I haven't posted about it in detail, but I've been planning to CTB later this year. I'm not going to talk about the method or the when. That's not what this post is for. But it's a decision I've made with clarity. It's not impulsive. It's not a flare-up. It's just an intentional end. And in that, I've been saying goodbye in ways no one sees.
I deleted photos of myself. Not all of them. Just the ones where I was clearly trying too hard to seem okay. The ones where my smile made my eyes look like they weren't even attached to me. I don't want to leave behind a fake version of myself.
I stopped planning for things that require "next year" energy. Appointments. Subscriptions. Projects. I let them go. There's something strangely peaceful about removing things from your calendar and not replacing them. An empty calendar becomes a kind of relief. It's mine now. Not the world's.

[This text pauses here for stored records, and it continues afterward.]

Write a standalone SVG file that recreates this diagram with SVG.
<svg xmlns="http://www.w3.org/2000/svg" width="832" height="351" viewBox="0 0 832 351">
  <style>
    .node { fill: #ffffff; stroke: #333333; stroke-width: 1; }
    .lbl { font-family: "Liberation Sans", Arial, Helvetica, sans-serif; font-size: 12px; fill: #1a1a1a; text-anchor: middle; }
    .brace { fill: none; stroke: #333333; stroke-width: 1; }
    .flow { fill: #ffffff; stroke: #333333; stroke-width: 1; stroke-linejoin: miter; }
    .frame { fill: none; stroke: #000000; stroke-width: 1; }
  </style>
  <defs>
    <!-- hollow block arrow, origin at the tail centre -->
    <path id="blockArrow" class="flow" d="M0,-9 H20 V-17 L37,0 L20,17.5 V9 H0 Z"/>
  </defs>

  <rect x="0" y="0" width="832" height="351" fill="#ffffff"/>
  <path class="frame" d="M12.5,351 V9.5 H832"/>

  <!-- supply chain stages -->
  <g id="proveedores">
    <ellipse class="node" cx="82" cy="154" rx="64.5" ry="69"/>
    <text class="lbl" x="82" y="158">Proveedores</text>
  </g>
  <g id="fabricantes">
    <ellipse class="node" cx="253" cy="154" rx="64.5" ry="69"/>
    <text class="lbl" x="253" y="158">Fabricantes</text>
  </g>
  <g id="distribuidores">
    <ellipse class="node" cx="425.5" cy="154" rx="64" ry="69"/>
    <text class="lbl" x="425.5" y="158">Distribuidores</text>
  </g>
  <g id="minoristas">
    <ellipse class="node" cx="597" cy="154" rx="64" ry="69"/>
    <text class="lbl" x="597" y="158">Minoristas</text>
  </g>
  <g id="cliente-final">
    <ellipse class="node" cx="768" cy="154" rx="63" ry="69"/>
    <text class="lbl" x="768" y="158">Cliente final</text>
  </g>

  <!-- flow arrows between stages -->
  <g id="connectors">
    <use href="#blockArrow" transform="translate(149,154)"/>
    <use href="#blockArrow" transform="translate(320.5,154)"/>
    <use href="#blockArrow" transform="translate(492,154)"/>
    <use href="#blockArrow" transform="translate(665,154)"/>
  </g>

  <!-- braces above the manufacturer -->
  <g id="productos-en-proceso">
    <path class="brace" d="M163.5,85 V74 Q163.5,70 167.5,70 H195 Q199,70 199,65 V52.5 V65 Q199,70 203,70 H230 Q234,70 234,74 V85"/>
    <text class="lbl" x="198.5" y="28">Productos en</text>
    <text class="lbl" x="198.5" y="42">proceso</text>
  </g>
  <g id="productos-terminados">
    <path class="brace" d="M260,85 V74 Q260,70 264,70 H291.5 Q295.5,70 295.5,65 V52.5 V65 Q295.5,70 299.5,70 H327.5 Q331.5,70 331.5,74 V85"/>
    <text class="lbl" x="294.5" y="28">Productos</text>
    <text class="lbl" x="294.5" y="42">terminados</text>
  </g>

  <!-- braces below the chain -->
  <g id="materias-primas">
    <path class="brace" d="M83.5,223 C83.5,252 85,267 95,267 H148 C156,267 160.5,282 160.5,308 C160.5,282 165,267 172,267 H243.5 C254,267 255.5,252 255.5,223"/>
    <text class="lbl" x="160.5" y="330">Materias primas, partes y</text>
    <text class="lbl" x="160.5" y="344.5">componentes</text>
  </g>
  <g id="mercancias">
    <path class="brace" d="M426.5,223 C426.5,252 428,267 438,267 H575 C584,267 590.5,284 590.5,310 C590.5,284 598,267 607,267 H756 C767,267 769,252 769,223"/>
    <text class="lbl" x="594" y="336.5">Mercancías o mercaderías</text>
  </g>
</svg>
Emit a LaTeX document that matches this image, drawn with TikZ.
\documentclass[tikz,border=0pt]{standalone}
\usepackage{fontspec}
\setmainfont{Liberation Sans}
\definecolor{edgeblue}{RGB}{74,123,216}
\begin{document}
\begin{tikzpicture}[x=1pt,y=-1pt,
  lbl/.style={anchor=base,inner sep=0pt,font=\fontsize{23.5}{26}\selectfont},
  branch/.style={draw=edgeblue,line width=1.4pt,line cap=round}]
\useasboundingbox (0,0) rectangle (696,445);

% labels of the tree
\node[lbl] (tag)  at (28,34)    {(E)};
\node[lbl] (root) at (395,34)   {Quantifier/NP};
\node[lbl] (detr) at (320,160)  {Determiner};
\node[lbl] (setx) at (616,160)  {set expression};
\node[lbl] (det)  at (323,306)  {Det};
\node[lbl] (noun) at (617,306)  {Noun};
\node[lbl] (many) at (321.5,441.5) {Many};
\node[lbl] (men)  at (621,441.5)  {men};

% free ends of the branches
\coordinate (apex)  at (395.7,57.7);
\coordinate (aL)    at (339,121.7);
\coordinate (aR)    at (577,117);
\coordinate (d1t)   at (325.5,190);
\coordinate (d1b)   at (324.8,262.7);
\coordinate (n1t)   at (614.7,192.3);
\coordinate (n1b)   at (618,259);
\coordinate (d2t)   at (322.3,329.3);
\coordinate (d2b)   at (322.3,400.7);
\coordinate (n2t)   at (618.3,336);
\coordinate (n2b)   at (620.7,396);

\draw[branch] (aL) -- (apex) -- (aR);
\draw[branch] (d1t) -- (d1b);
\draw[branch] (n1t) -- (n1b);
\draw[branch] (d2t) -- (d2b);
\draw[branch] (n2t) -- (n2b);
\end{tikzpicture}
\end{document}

I wrote down the passwords to everything I've ever made. Email. Documents. A folder on my desktop with a few explanations. Nothing poetic. No long letters. Just: "Here is how you close things. Here is how you won't have to guess." It's the only kind of mercy I feel capable of offering.
I stopped backing up my hard drive. There's something final about not saving your work. I let go of the idea that anything I create needs to last beyond me. I used to panic about losing files. Now I don't. If it vanishes with me, that's okay.
I've started using my favourite things. The candle I was saving. The expensive tea I thought I'd drink when I felt better. The perfume I stopped wearing. These really big boots I saved for special occasions. No more saving anything. There's no later. There's only now.
I stopped pretending I'm okay in texts. I don't trauma-dump. I'm not asking anyone to fix me. But I also don't smile through my messages anymore. I let my replies be slow, dry, unfinished. If people fade out because of it, that's fine. I'm not trying to grip anyone on the way out.
I cleaned out my drawers. Letters. Trinkets. Clothes. Things I've carried for years thinking they meant something. I burned a few. I tossed the rest. They were heavy in a way I didn't realise. Now there's space. Literal and otherwise.
I listen to music differently now. Just to feel it. Some songs are too much. Others hit in the exact right way and I replay them like they're stitches keeping me here just a little longer. Just until I'm done.
Anyway, they're goodbyes all the same.
So I'm wondering—what are your quiet goodbyes?
Not the big stuff. Just the soft ones. The ones no one else will ever know you did.